[START OF EXCERPTED DATA]

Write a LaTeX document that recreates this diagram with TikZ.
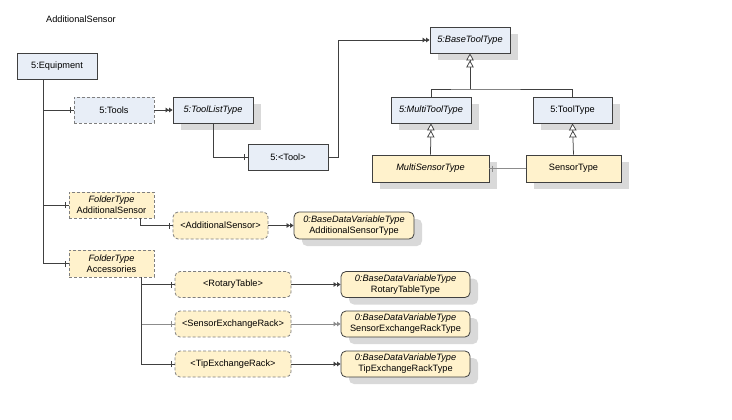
\documentclass[tikz,border=0pt]{standalone}
\usepackage{fontspec}
\setmainfont{Liberation Sans}
\usetikzlibrary{arrows.meta,shadows,decorations.markings,calc}
\definecolor{bluefill}{HTML}{E8EEF7}
\definecolor{yelfill}{HTML}{FFF2CC}
\definecolor{edgecol}{HTML}{404040}
\definecolor{shadecol}{HTML}{D9D9D9}
\definecolor{dashcol}{HTML}{7F7F7F}
\definecolor{wiregray}{HTML}{8C8C8C}
\tikzset{
  box/.style={draw=edgecol, line width=0.8pt, minimum height=26pt, inner sep=1pt,
    font=\fontsize{9.2}{11}\selectfont, align=center},
  bluebox/.style={box, fill=bluefill},
  yelbox/.style={box, fill=yelfill},
  dashbox/.style={draw=dashcol, dash pattern=on 3pt off 2pt},
  shad/.style={drop shadow={shadow xshift=8pt, shadow yshift=-7pt, fill=shadecol, opacity=1}},
  rnd/.style={rounded corners=5pt},
  wire/.style={draw=edgecol, line width=0.75pt},
  comp/.style={wire, postaction={decorate}, decoration={markings,
    mark=at position -3pt with {\draw[solid, line width=0.75pt] (0,-3pt) -- (0,3pt);}}},
  typedef/.style={wire, -{Triangle[length=3.5pt,width=4.5pt] Triangle[length=3.5pt,width=4.5pt]}},
  subtype/.style={wire, -{Triangle[length=7pt,width=7.5pt,fill=white] Triangle[length=7pt,width=7.5pt,fill=white]}},
}
\begin{document}
\begin{tikzpicture}[x=1pt,y=-1pt]
\useasboundingbox (0,0) rectangle (732,420);
\node[font=\fontsize{9.2}{11}\selectfont] (title) at (81,19) {AdditionalSensor};

% nodes
\node[bluebox, minimum width=80pt] (eq) at (57,66) {5:Equipment};
\node[bluebox, dashbox, minimum width=80pt] (tools) at (114,110) {5:Tools};
\node[bluebox, shad, minimum width=80pt] (tlt) at (213,110) {\textit{5:ToolListType}};
\node[bluebox, minimum width=80pt] (tool) at (288,157) {5:<Tool>};
\node[bluebox, shad, minimum width=80pt] (btt) at (470,40) {\textit{5:BaseToolType}};
\node[bluebox, shad, minimum width=80pt] (mtt) at (431,110) {\textit{5:MultiToolType}};
\node[bluebox, shad, minimum width=79pt] (tt) at (572.5,110) {5:ToolType};
\node[yelbox, shad, minimum width=117pt, minimum height=27pt] (mst) at (430.5,168.5) {\textit{MultiSensorType}};
\node[yelbox, shad, minimum width=95pt, minimum height=27pt] (st) at (573.5,168.5) {SensorType};

\node[yelbox, dashbox, minimum width=85pt] (fas) at (111.5,205) {\textit{FolderType}\\AdditionalSensor};
\node[yelbox, dashbox, rnd, minimum width=95pt, minimum height=27pt] (das) at (220.5,225.5) {<AdditionalSensor>};
\node[yelbox, rnd, shad, minimum width=120pt, minimum height=27pt] (ast) at (354,225.5) {\textit{0:BaseDataVariableType}\\AdditionalSensorType};

\node[yelbox, dashbox, minimum width=85pt, minimum height=27pt] (facc) at (111.5,263.5) {\textit{FolderType}\\Accessories};
\node[yelbox, dashbox, rnd, minimum width=116pt] (drt) at (233,284.5) {<RotaryTable>};
\node[yelbox, rnd, shad, minimum width=129pt] (rtt) at (405.5,284.5) {\textit{0:BaseDataVariableType}\\RotaryTableType};
\node[yelbox, dashbox, rnd, minimum width=116pt] (dser) at (233,324) {<SensorExchangeRack>};
\node[yelbox, rnd, shad, minimum width=129pt] (sert) at (405.5,324) {\textit{0:BaseDataVariableType}\\SensorExchangeRackType};
\node[yelbox, dashbox, rnd, minimum width=116pt] (dtip) at (233,364) {<TipExchangeRack>};
\node[yelbox, rnd, shad, minimum width=129pt] (tipt) at (405.5,364) {\textit{0:BaseDataVariableType}\\TipExchangeRackType};

% connectors
\draw[comp] ($(eq.south west)+(27,0)$) |- (tools.west);
\draw[comp] ($(eq.south west)+(27,0)$) |- (fas.west);
\draw[comp] ($(eq.south west)+(27,0)$) |- (facc.west);
\draw[typedef] (tools.east) -- (tlt.west);
\draw[comp] (tlt.south) |- (tool.west);
\draw[typedef] (tool.east) -- ++(10,0) |- (btt.west);

\coordinate (junc) at (470,89);
\draw[wire] (mtt.north) |- (junc) -| (tt.north);
\draw[subtype] (junc) -- (btt.south);
\draw[subtype] (mst.north) -- (mtt.south);
\draw[subtype] (st.north) -- (tt.south);
\draw[comp, draw=wiregray] (st.west) -- (mst.east);

\draw[comp] ($(fas.south east)+(-14,0)$) |- (das.west);
\draw[typedef] (das.east) -- (ast.west);

\draw[comp] ($(facc.south east)+(-13,0)$) |- (drt.west);
\draw[comp, draw=wiregray] ($(facc.south east)+(-13,0)$) |- (dser.west);
\draw[comp] ($(facc.south east)+(-13,0)$) |- (dtip.west);
\draw[typedef] (drt.east) -- (rtt.west);
\draw[typedef, draw=wiregray] (dser.east) -- (sert.west);
\draw[typedef] (dtip.east) -- (tipt.west);
\end{tikzpicture}
\end{document}
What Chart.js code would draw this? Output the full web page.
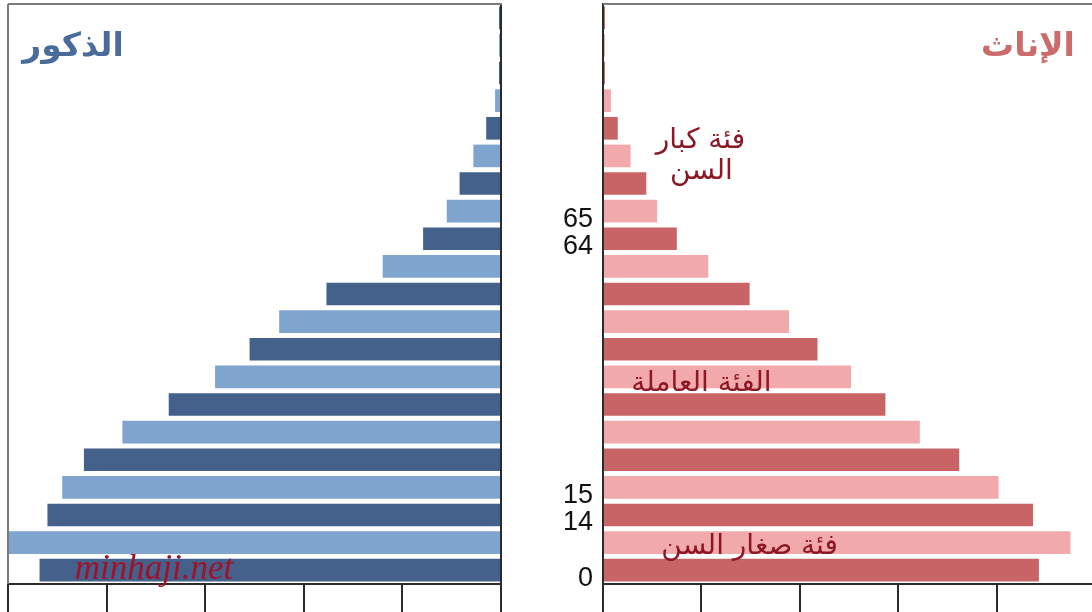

[END OF EXCERPTED DATA]

> **TASK BRIEF**: Transcribe the records above exactly, omitting every picture they contain.

> **THE RESPONSE**:
Write a LaTeX document that recreates this diagram with TikZ.
\documentclass[tikz,border=0pt]{standalone}
\usepackage{fontspec}
\setmainfont{Liberation Sans}
\usetikzlibrary{arrows.meta,shadows,decorations.markings,calc}
\definecolor{bluefill}{HTML}{E8EEF7}
\definecolor{yelfill}{HTML}{FFF2CC}
\definecolor{edgecol}{HTML}{404040}
\definecolor{shadecol}{HTML}{D9D9D9}
\definecolor{dashcol}{HTML}{7F7F7F}
\definecolor{wiregray}{HTML}{8C8C8C}
\tikzset{
  box/.style={draw=edgecol, line width=0.8pt, minimum height=26pt, inner sep=1pt,
    font=\fontsize{9.2}{11}\selectfont, align=center},
  bluebox/.style={box, fill=bluefill},
  yelbox/.style={box, fill=yelfill},
  dashbox/.style={draw=dashcol, dash pattern=on 3pt off 2pt},
  shad/.style={drop shadow={shadow xshift=8pt, shadow yshift=-7pt, fill=shadecol, opacity=1}},
  rnd/.style={rounded corners=5pt},
  wire/.style={draw=edgecol, line width=0.75pt},
  comp/.style={wire, postaction={decorate}, decoration={markings,
    mark=at position -3pt with {\draw[solid, line width=0.75pt] (0,-3pt) -- (0,3pt);}}},
  typedef/.style={wire, -{Triangle[length=3.5pt,width=4.5pt] Triangle[length=3.5pt,width=4.5pt]}},
  subtype/.style={wire, -{Triangle[length=7pt,width=7.5pt,fill=white] Triangle[length=7pt,width=7.5pt,fill=white]}},
}
\begin{document}
\begin{tikzpicture}[x=1pt,y=-1pt]
\useasboundingbox (0,0) rectangle (732,420);
\node[font=\fontsize{9.2}{11}\selectfont] (title) at (81,19) {AdditionalSensor};

% nodes
\node[bluebox, minimum width=80pt] (eq) at (57,66) {5:Equipment};
\node[bluebox, dashbox, minimum width=80pt] (tools) at (114,110) {5:Tools};
\node[bluebox, shad, minimum width=80pt] (tlt) at (213,110) {\textit{5:ToolListType}};
\node[bluebox, minimum width=80pt] (tool) at (288,157) {5:<Tool>};
\node[bluebox, shad, minimum width=80pt] (btt) at (470,40) {\textit{5:BaseToolType}};
\node[bluebox, shad, minimum width=80pt] (mtt) at (431,110) {\textit{5:MultiToolType}};
\node[bluebox, shad, minimum width=79pt] (tt) at (572.5,110) {5:ToolType};
\node[yelbox, shad, minimum width=117pt, minimum height=27pt] (mst) at (430.5,168.5) {\textit{MultiSensorType}};
\node[yelbox, shad, minimum width=95pt, minimum height=27pt] (st) at (573.5,168.5) {SensorType};

\node[yelbox, dashbox, minimum width=85pt] (fas) at (111.5,205) {\textit{FolderType}\\AdditionalSensor};
\node[yelbox, dashbox, rnd, minimum width=95pt, minimum height=27pt] (das) at (220.5,225.5) {<AdditionalSensor>};
\node[yelbox, rnd, shad, minimum width=120pt, minimum height=27pt] (ast) at (354,225.5) {\textit{0:BaseDataVariableType}\\AdditionalSensorType};

\node[yelbox, dashbox, minimum width=85pt, minimum height=27pt] (facc) at (111.5,263.5) {\textit{FolderType}\\Accessories};
\node[yelbox, dashbox, rnd, minimum width=116pt] (drt) at (233,284.5) {<RotaryTable>};
\node[yelbox, rnd, shad, minimum width=129pt] (rtt) at (405.5,284.5) {\textit{0:BaseDataVariableType}\\RotaryTableType};
\node[yelbox, dashbox, rnd, minimum width=116pt] (dser) at (233,324) {<SensorExchangeRack>};
\node[yelbox, rnd, shad, minimum width=129pt] (sert) at (405.5,324) {\textit{0:BaseDataVariableType}\\SensorExchangeRackType};
\node[yelbox, dashbox, rnd, minimum width=116pt] (dtip) at (233,364) {<TipExchangeRack>};
\node[yelbox, rnd, shad, minimum width=129pt] (tipt) at (405.5,364) {\textit{0:BaseDataVariableType}\\TipExchangeRackType};

% connectors
\draw[comp] ($(eq.south west)+(27,0)$) |- (tools.west);
\draw[comp] ($(eq.south west)+(27,0)$) |- (fas.west);
\draw[comp] ($(eq.south west)+(27,0)$) |- (facc.west);
\draw[typedef] (tools.east) -- (tlt.west);
\draw[comp] (tlt.south) |- (tool.west);
\draw[typedef] (tool.east) -- ++(10,0) |- (btt.west);

\coordinate (junc) at (470,89);
\draw[wire] (mtt.north) |- (junc) -| (tt.north);
\draw[subtype] (junc) -- (btt.south);
\draw[subtype] (mst.north) -- (mtt.south);
\draw[subtype] (st.north) -- (tt.south);
\draw[comp, draw=wiregray] (st.west) -- (mst.east);

\draw[comp] ($(fas.south east)+(-14,0)$) |- (das.west);
\draw[typedef] (das.east) -- (ast.west);

\draw[comp] ($(facc.south east)+(-13,0)$) |- (drt.west);
\draw[comp, draw=wiregray] ($(facc.south east)+(-13,0)$) |- (dser.west);
\draw[comp] ($(facc.south east)+(-13,0)$) |- (dtip.west);
\draw[typedef] (drt.east) -- (rtt.west);
\draw[typedef, draw=wiregray] (dser.east) -- (sert.west);
\draw[typedef] (dtip.east) -- (tipt.west);
\end{tikzpicture}
\end{document}
What Chart.js code would draw this? Output the full web page.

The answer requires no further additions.